Ebo Taylor: Sonic Architect of a Continent
Ebo Taylor with multiple grammy-nominated Ghanaian artiste, Rocky Dawuni. Picture courtesy: Rocky Dawuni Facebook page.
Ebo Taylor, one of the most influential architects of modern West African music, has died. He was one of the most consequential figures in modern African music. He was 90.
Ebo Taylor was central to the development of a musical language that reshaped the sound of the continent and later the world. Long before Afrobeat became a global shorthand for political defiance, he had helped give it structure, discipline, and musical intelligence, drawing deeply from Ghanaian highlife, American jazz, and funk.

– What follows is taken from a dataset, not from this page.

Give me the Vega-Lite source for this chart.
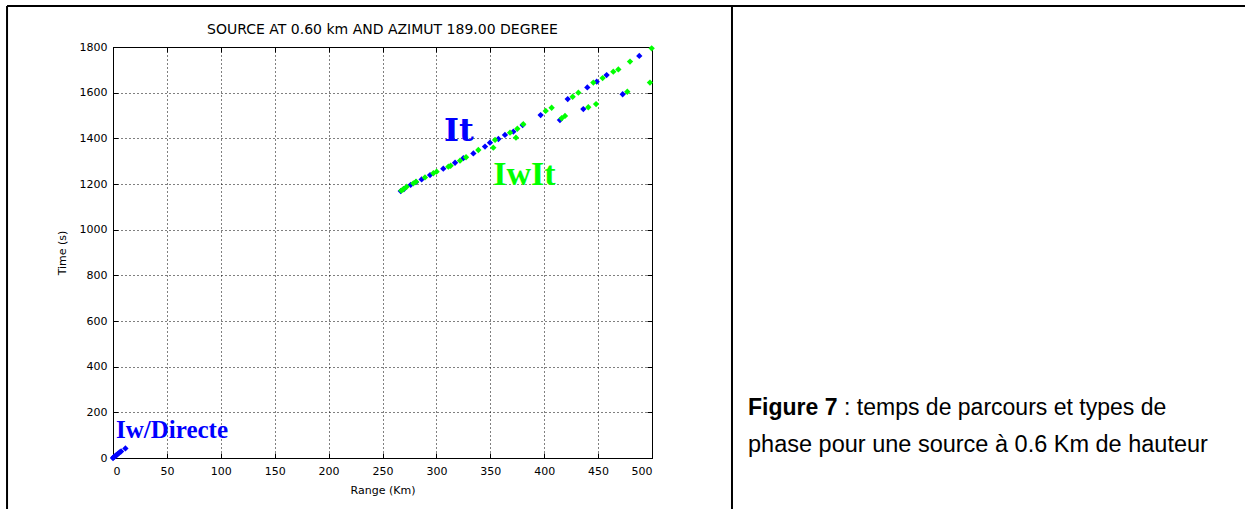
{
  "$schema": "https://vega.github.io/schema/vega-lite/v6.json",
  "width": 539,
  "height": 411,
  "autosize": {"type": "none"},
  "padding": {"left": 113, "top": 47, "right": 593, "bottom": 51},
  "background": "white",
  "config": {
    "view": {"stroke": "black", "strokeWidth": 1},
    "font": "DejaVu Sans",
    "axis": {
      "gridColor": "black",
      "gridOpacity": 1,
      "gridDash": [1, 3],
      "gridWidth": 1,
      "domainColor": "black",
      "tickColor": "black",
      "tickSize": -5,
      "labelColor": "black",
      "labelFontSize": 11,
      "labelFont": "DejaVu Sans",
      "titleFont": "DejaVu Sans",
      "titleFontSize": 11,
      "titleFontWeight": "normal",
      "titleColor": "black",
      "format": "d"
    }
  },
  "resolve": {"axis": {"x": "independent", "y": "independent"}},
  "datasets": {
    "pts": [
      {"range": 0, "time": 0, "phase": "Iw"},
      {"range": 0.5, "time": 3, "phase": "Iw"},
      {"range": 1.5, "time": 6, "phase": "Iw"},
      {"range": 2.5, "time": 10, "phase": "Iw"},
      {"range": 3.5, "time": 14, "phase": "Iw"},
      {"range": 4.5, "time": 18, "phase": "Iw"},
      {"range": 6, "time": 24, "phase": "Iw"},
      {"range": 7.5, "time": 29, "phase": "Iw"},
      {"range": 11.5, "time": 42, "phase": "Iw"},
      {"range": 266.9, "time": 1169, "phase": "It"},
      {"range": 270, "time": 1178, "phase": "It"},
      {"range": 276.1, "time": 1196, "phase": "It"},
      {"range": 281, "time": 1208, "phase": "It"},
      {"range": 286.3, "time": 1220, "phase": "It"},
      {"range": 294.1, "time": 1239, "phase": "It"},
      {"range": 306.4, "time": 1267, "phase": "It"},
      {"range": 317.3, "time": 1293, "phase": "It"},
      {"range": 325, "time": 1313, "phase": "It"},
      {"range": 334.3, "time": 1334, "phase": "It"},
      {"range": 345.1, "time": 1364, "phase": "It"},
      {"range": 349.7, "time": 1381, "phase": "It"},
      {"range": 357.5, "time": 1397, "phase": "It"},
      {"range": 363.6, "time": 1415, "phase": "It"},
      {"range": 371.4, "time": 1429, "phase": "It"},
      {"range": 380, "time": 1458, "phase": "It"},
      {"range": 396.7, "time": 1502, "phase": "It"},
      {"range": 414.6, "time": 1480, "phase": "It"},
      {"range": 421.8, "time": 1572, "phase": "It"},
      {"range": 436.3, "time": 1528, "phase": "It"},
      {"range": 440, "time": 1623, "phase": "It"},
      {"range": 448.7, "time": 1648, "phase": "It"},
      {"range": 457.9, "time": 1677, "phase": "It"},
      {"range": 472.8, "time": 1593, "phase": "It"},
      {"range": 488.2, "time": 1761, "phase": "It"},
      {"range": 267.5, "time": 1171, "phase": "IwIt"},
      {"range": 269.3, "time": 1177, "phase": "IwIt"},
      {"range": 272.4, "time": 1188, "phase": "IwIt"},
      {"range": 278.6, "time": 1203, "phase": "IwIt"},
      {"range": 281.1, "time": 1210, "phase": "IwIt"},
      {"range": 289.4, "time": 1229, "phase": "IwIt"},
      {"range": 297.2, "time": 1247, "phase": "IwIt"},
      {"range": 300.2, "time": 1254, "phase": "IwIt"},
      {"range": 311.1, "time": 1276, "phase": "IwIt"},
      {"range": 313.2, "time": 1280, "phase": "IwIt"},
      {"range": 321.9, "time": 1302, "phase": "IwIt"},
      {"range": 327.5, "time": 1317, "phase": "IwIt"},
      {"range": 338.9, "time": 1349, "phase": "IwIt"},
      {"range": 354.4, "time": 1393, "phase": "IwIt"},
      {"range": 368.3, "time": 1425, "phase": "IwIt"},
      {"range": 375.1, "time": 1442, "phase": "IwIt"},
      {"range": 380.6, "time": 1462, "phase": "IwIt"},
      {"range": 352.8, "time": 1359, "phase": "IwIt"},
      {"range": 373.8, "time": 1403, "phase": "IwIt"},
      {"range": 401.4, "time": 1520, "phase": "IwIt"},
      {"range": 406.9, "time": 1534, "phase": "IwIt"},
      {"range": 416.2, "time": 1488, "phase": "IwIt"},
      {"range": 419.3, "time": 1498, "phase": "IwIt"},
      {"range": 426.4, "time": 1582, "phase": "IwIt"},
      {"range": 431.7, "time": 1600, "phase": "IwIt"},
      {"range": 440.9, "time": 1536, "phase": "IwIt"},
      {"range": 448.1, "time": 1550, "phase": "IwIt"},
      {"range": 445.6, "time": 1644, "phase": "IwIt"},
      {"range": 454.2, "time": 1664, "phase": "IwIt"},
      {"range": 464.1, "time": 1692, "phase": "IwIt"},
      {"range": 468.8, "time": 1702, "phase": "IwIt"},
      {"range": 477.1, "time": 1604, "phase": "IwIt"},
      {"range": 479.6, "time": 1736, "phase": "IwIt"},
      {"range": 498.1, "time": 1644, "phase": "IwIt"},
      {"range": 499.7, "time": 1794, "phase": "IwIt"}
    ],
    "one": [{}]
  },
  "layer": [
    {
      "data": {"name": "pts"},
      "mark": {"type": "point", "filled": true, "shape": "diamond", "size": 40, "opacity": 1},
      "encoding": {
        "x": {
          "field": "range",
          "type": "quantitative",
          "scale": {"domain": [0, 500], "nice": false},
          "axis": {
            "values": [0, 50, 100, 150, 200, 250, 300, 350, 400, 450, 500],
            "title": "Range (Km)",
            "grid": true,
            "labelPadding": 12,
            "titlePadding": 8
          }
        },
        "y": {
          "field": "time",
          "type": "quantitative",
          "scale": {"domain": [0, 1800], "nice": false},
          "axis": {
            "values": [0, 200, 400, 600, 800, 1000, 1200, 1400, 1600, 1800],
            "title": "Time (s)",
            "grid": true,
            "labelPadding": 11,
            "titlePadding": 12
          }
        },
        "color": {
          "field": "phase",
          "type": "nominal",
          "scale": {"domain": ["Iw", "It", "IwIt"], "range": ["#0000ff", "#0000ff", "#00ff00"]},
          "legend": null
        },
        "order": {"field": "phase", "sort": "ascending"}
      }
    },
    {
      "data": {"name": "pts"},
      "mark": {"type": "point", "opacity": 0, "size": 1},
      "encoding": {
        "x": {
          "field": "range",
          "type": "quantitative",
          "axis": {
            "orient": "top",
            "values": [0, 50, 100, 150, 200, 250, 300, 350, 400, 450, 500],
            "labels": false,
            "grid": false,
            "title": null
          }
        },
        "y": {
          "field": "time",
          "type": "quantitative",
          "axis": {
            "orient": "right",
            "values": [0, 200, 400, 600, 800, 1000, 1200, 1400, 1600, 1800],
            "labels": false,
            "grid": false,
            "title": null
          }
        }
      }
    },
    {
      "data": {"name": "one"},
      "mark": {"type": "text", "font": "DejaVu Sans", "fontSize": 14, "color": "black", "align": "center", "baseline": "middle"},
      "encoding": {"x": {"datum": 250, "axis": null}, "y": {"datum": 1874, "axis": null}, "text": {"value": "SOURCE AT 0.60 km AND AZIMUT 189.00 DEGREE"}}
    },
    {
      "data": {"name": "one"},
      "mark": {"type": "text", "font": "DejaVu Serif", "fontWeight": "bold", "fontSize": 32, "color": "#0000ff", "align": "left", "baseline": "alphabetic"},
      "encoding": {"x": {"datum": 307, "axis": null}, "y": {"datum": 1388, "axis": null}, "text": {"value": "It"}}
    },
    {
      "data": {"name": "one"},
      "mark": {"type": "text", "font": "Liberation Serif", "fontWeight": "bold", "fontSize": 34, "color": "#00ff00", "align": "left", "baseline": "alphabetic"},
      "encoding": {"x": {"datum": 352.8, "axis": null}, "y": {"datum": 1196, "axis": null}, "text": {"value": "IwIt"}}
    },
    {
      "data": {"name": "one"},
      "mark": {"type": "text", "font": "Liberation Serif", "fontWeight": "bold", "fontSize": 25, "color": "#0000ff", "align": "left", "baseline": "alphabetic"},
      "encoding": {"x": {"datum": 2.8, "axis": null}, "y": {"datum": 86, "axis": null}, "text": {"value": "Iw/Directe"}}
    },
    {
      "data": {"name": "one"},
      "mark": {"type": "text", "font": "Liberation Sans", "fontWeight": "bold", "fontSize": 23, "color": "black", "align": "left", "baseline": "middle"},
      "encoding": {"x": {"datum": 589.1, "axis": null}, "y": {"datum": 219, "axis": null}, "text": {"value": "Figure 7"}}
    },
    {
      "data": {"name": "one"},
      "mark": {"type": "text", "font": "Liberation Sans", "fontSize": 23, "color": "black", "align": "left", "baseline": "middle", "dx": 96},
      "encoding": {"x": {"datum": 589.1, "axis": null}, "y": {"datum": 219, "axis": null}, "text": {"value": ": temps de parcours et types de"}}
    },
    {
      "data": {"name": "one"},
      "mark": {"type": "text", "font": "Liberation Sans", "fontSize": 23.5, "color": "black", "align": "left", "baseline": "middle"},
      "encoding": {"x": {"datum": 589.1, "axis": null}, "y": {"datum": 57, "axis": null}, "text": {"value": "phase pour une source à 0.6 Km de hauteur"}}
    },
    {
      "data": {"name": "one"},
      "mark": {"type": "rule", "color": "black", "strokeWidth": 2},
      "encoding": {"x": {"datum": -98.3, "axis": null}, "x2": {"datum": 1060}, "y": {"datum": 1979.6, "axis": null}}
    },
    {
      "data": {"name": "one"},
      "mark": {"type": "rule", "color": "black", "strokeWidth": 2},
      "encoding": {"x": {"datum": -98.3, "axis": null}, "y": {"datum": 1979.6, "axis": null}, "y2": {"datum": -240}}
    },
    {
      "data": {"name": "one"},
      "mark": {"type": "rule", "color": "black", "strokeWidth": 2},
      "encoding": {"x": {"datum": 574.2, "axis": null}, "y": {"datum": 1979.6, "axis": null}, "y2": {"datum": -240}}
    }
  ]
}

Picture taken in August 2021. Ebo Taylor with the author at his residenceWe spoke about West African music, about Ghana and Nigeria, about movement and memory. And inevitably, we spoke about Fela Kuti. Ebo Taylor did not narrate those years with nostalgia or self-mythology. He spoke of friendship, of listening, of the seriousness with which they approached sound, of curiosity, of sound traveling across borders before borders hardened into claims of ownership. He spoke like a man who understood that music, at its most serious, is always communal. Music, he seemed to believe, was never owned. It was passed on.
Ebo Taylor was one of the great architects of modern African music, though he rarely received the attention given to its louder revolutionaries. Long before Afrobeat became a global shorthand for defiance and groove, Ebo Taylor was shaping its musical grammar. Drawing from Ghanaian highlife, American jazz, funk, and the disciplined swing of big-band arrangements, he helped forge a sound that was both supple and insistent. Afrobeat did not emerge fully formed from outrage alone. It emerged from structure. Ebo Taylor understood structure. If Afrobeat became the sound of political insistence in West Africa, Ebo Taylor helped give it its bones. Long before the genre found its global vocabulary of rebellion, he had already mastered the disciplines that made rebellion sustainable: arrangement, restraint, repetition, clarity.
Born in 1936, Ebo Taylor came of age alongside Ghana itself, at a moment when highlife was more than entertainment. It was civic sound, urban philosophy, the music of aspiration. Ebo Taylor absorbed its elegance, then pressed against its limits. He brought to it the harmonic intelligence of jazz, the muscularity of funk, and an arranger’s ear for tension. His compositions refused excess. Every horn line had purpose. Every rhythm carried argument. As a bandleader, arranger, and composer, he insisted on precision. The horns spoke clearly. The rhythm section held its ground. Nothing was ornamental. Everything mattered.
It was this seriousness that shaped his influence on Fela Kuti. His influence on Fela Kuti was not incidental. When Fela began forging what would become Afrobeat, he did so with Ebo Taylor’s musical discipline as a guide. The extended forms, the precision of the horn sections, the refusal to let groove collapse into chaos all bore the imprint of Taylor’s thinking. Afrobeat’s power was not only in its anger, but in its structure. Ebo Taylor understood that politics without form did not last. Afrobeat’s militancy was inseparable from its musical intelligence.
Yet Ebo Taylor never sought to dominate the narrative. He never claimed ownership over what followed. He remained, even late in life, more interested in conversation than in canonization. When we spoke in 2021 about his legacy, he deflected the word gently. What mattered to him was continuity: that younger musicians understood where the music came from, and why. That they heard highlife not as nostalgia, but as a living foundation.
Ebo Taylor belonged to a generation of Ghanaian musicians who believed that influence worked best when it was indirect. He did not demand credit. He allowed sound to travel. In doing so, he helped position Ghana not as a peripheral influence, but as a central engine in the making of modern African music. Highlife was not a precursor to be outgrown. It was a foundation to be built upon.
In his later years, as international audiences rediscovered his work and critics increasingly recognized his role, Ebo Taylor accepted attention with grace but without revisionism. He spoke less about legacy than about continuity. When I asked him in 2021 what mattered most to him now, he returned to younger musicians, to whether they understood where the music came from, and why it had to be made carefully. He spoke of his desire to work with Shatta Wale and Sarkordie. I don’t know what became of that but I never followed up on that with him.
That care defined his life. His music was political without being strident, joyful without being careless. It assumed intelligence in its listeners. It asked for patience. It did not rush toward applause.
To listen closely to Afrobeat today is to hear Ghana inside it. To listen closely to highlife is to hear Ebo Taylor’s discipline, his moral seriousness, his refusal of excess, his insistence that beauty and seriousness are not opposites. His work reminds us that African music did not arrive on the world stage as spectacle, but as thought.
When I left his home that August afternoon, I felt I had encountered not only a musician, but a custodian. Ebo Taylor shaped history by standing slightly to the side of it, trusting that what mattered would endure.
West African music is broader, deeper, and more coherent because he lived.